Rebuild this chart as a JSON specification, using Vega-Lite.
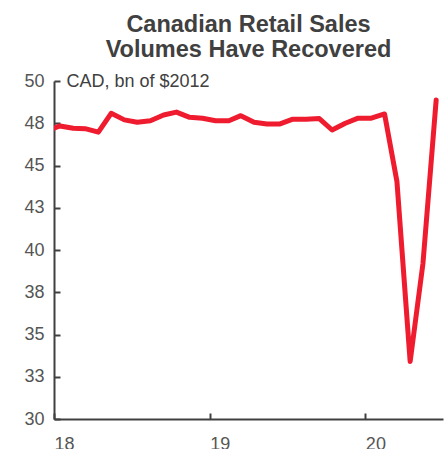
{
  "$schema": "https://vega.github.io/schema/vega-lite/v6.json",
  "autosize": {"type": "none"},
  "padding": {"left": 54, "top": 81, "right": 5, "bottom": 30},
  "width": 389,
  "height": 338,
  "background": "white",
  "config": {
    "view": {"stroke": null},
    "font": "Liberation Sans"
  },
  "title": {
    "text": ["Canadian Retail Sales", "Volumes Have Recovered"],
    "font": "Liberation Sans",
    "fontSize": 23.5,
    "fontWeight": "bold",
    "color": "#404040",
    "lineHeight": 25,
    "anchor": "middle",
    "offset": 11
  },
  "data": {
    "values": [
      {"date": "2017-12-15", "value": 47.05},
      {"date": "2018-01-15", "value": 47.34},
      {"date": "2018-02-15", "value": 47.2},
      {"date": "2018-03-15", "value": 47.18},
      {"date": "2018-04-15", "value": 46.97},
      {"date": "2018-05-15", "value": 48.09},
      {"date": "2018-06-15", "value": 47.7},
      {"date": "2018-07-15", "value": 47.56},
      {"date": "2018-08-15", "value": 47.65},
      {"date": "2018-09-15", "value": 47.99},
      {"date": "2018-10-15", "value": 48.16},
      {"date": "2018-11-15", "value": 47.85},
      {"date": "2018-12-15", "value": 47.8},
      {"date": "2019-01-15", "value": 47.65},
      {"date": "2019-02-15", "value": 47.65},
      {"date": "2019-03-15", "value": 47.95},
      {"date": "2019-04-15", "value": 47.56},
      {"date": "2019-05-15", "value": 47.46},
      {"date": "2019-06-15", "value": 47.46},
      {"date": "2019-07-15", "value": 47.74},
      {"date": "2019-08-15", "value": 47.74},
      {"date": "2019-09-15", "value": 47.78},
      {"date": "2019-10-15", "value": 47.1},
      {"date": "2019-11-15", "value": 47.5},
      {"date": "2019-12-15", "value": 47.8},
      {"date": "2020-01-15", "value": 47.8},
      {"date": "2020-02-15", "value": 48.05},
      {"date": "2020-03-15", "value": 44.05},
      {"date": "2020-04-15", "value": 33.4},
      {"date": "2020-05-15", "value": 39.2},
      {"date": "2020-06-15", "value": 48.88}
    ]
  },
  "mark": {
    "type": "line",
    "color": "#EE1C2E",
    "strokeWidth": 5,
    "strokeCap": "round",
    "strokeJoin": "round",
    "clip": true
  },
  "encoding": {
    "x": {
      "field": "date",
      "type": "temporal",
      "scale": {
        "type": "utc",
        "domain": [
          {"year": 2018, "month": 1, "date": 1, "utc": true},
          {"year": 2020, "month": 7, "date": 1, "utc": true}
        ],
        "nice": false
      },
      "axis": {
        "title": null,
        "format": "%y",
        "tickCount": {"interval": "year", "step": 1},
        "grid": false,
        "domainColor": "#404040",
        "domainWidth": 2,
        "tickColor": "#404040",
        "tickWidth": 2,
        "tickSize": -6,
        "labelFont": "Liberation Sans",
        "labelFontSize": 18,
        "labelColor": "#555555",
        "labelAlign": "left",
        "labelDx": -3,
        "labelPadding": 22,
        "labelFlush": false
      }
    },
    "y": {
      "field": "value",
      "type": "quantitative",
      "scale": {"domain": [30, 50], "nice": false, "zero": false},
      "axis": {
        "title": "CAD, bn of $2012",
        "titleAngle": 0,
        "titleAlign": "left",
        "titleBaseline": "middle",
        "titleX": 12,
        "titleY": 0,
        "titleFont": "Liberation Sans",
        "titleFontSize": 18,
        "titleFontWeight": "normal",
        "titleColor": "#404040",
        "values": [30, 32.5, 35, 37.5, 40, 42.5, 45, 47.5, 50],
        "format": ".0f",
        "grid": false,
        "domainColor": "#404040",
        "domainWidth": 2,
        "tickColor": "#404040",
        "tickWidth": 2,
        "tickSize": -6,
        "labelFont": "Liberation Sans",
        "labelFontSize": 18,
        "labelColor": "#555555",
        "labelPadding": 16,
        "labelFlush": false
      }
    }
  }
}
---------------
The task = Reproduce the full listing faithfully, but do not carry over any pictures.

Output =
Rebuild this chart as a JSON specification, using Vega-Lite.
{
  "$schema": "https://vega.github.io/schema/vega-lite/v6.json",
  "autosize": {"type": "none"},
  "padding": {"left": 54, "top": 81, "right": 5, "bottom": 30},
  "width": 389,
  "height": 338,
  "background": "white",
  "config": {
    "view": {"stroke": null},
    "font": "Liberation Sans"
  },
  "title": {
    "text": ["Canadian Retail Sales", "Volumes Have Recovered"],
    "font": "Liberation Sans",
    "fontSize": 23.5,
    "fontWeight": "bold",
    "color": "#404040",
    "lineHeight": 25,
    "anchor": "middle",
    "offset": 11
  },
  "data": {
    "values": [
      {"date": "2017-12-15", "value": 47.05},
      {"date": "2018-01-15", "value": 47.34},
      {"date": "2018-02-15", "value": 47.2},
      {"date": "2018-03-15", "value": 47.18},
      {"date": "2018-04-15", "value": 46.97},
      {"date": "2018-05-15", "value": 48.09},
      {"date": "2018-06-15", "value": 47.7},
      {"date": "2018-07-15", "value": 47.56},
      {"date": "2018-08-15", "value": 47.65},
      {"date": "2018-09-15", "value": 47.99},
      {"date": "2018-10-15", "value": 48.16},
      {"date": "2018-11-15", "value": 47.85},
      {"date": "2018-12-15", "value": 47.8},
      {"date": "2019-01-15", "value": 47.65},
      {"date": "2019-02-15", "value": 47.65},
      {"date": "2019-03-15", "value": 47.95},
      {"date": "2019-04-15", "value": 47.56},
      {"date": "2019-05-15", "value": 47.46},
      {"date": "2019-06-15", "value": 47.46},
      {"date": "2019-07-15", "value": 47.74},
      {"date": "2019-08-15", "value": 47.74},
      {"date": "2019-09-15", "value": 47.78},
      {"date": "2019-10-15", "value": 47.1},
      {"date": "2019-11-15", "value": 47.5},
      {"date": "2019-12-15", "value": 47.8},
      {"date": "2020-01-15", "value": 47.8},
      {"date": "2020-02-15", "value": 48.05},
      {"date": "2020-03-15", "value": 44.05},
      {"date": "2020-04-15", "value": 33.4},
      {"date": "2020-05-15", "value": 39.2},
      {"date": "2020-06-15", "value": 48.88}
    ]
  },
  "mark": {
    "type": "line",
    "color": "#EE1C2E",
    "strokeWidth": 5,
    "strokeCap": "round",
    "strokeJoin": "round",
    "clip": true
  },
  "encoding": {
    "x": {
      "field": "date",
      "type": "temporal",
      "scale": {
        "type": "utc",
        "domain": [
          {"year": 2018, "month": 1, "date": 1, "utc": true},
          {"year": 2020, "month": 7, "date": 1, "utc": true}
        ],
        "nice": false
      },
      "axis": {
        "title": null,
        "format": "%y",
        "tickCount": {"interval": "year", "step": 1},
        "grid": false,
        "domainColor": "#404040",
        "domainWidth": 2,
        "tickColor": "#404040",
        "tickWidth": 2,
        "tickSize": -6,
        "labelFont": "Liberation Sans",
        "labelFontSize": 18,
        "labelColor": "#555555",
        "labelAlign": "left",
        "labelDx": -3,
        "labelPadding": 22,
        "labelFlush": false
      }
    },
    "y": {
      "field": "value",
      "type": "quantitative",
      "scale": {"domain": [30, 50], "nice": false, "zero": false},
      "axis": {
        "title": "CAD, bn of $2012",
        "titleAngle": 0,
        "titleAlign": "left",
        "titleBaseline": "middle",
        "titleX": 12,
        "titleY": 0,
        "titleFont": "Liberation Sans",
        "titleFontSize": 18,
        "titleFontWeight": "normal",
        "titleColor": "#404040",
        "values": [30, 32.5, 35, 37.5, 40, 42.5, 45, 47.5, 50],
        "format": ".0f",
        "grid": false,
        "domainColor": "#404040",
        "domainWidth": 2,
        "tickColor": "#404040",
        "tickWidth": 2,
        "tickSize": -6,
        "labelFont": "Liberation Sans",
        "labelFontSize": 18,
        "labelColor": "#555555",
        "labelPadding": 16,
        "labelFlush": false
      }
    }
  }
}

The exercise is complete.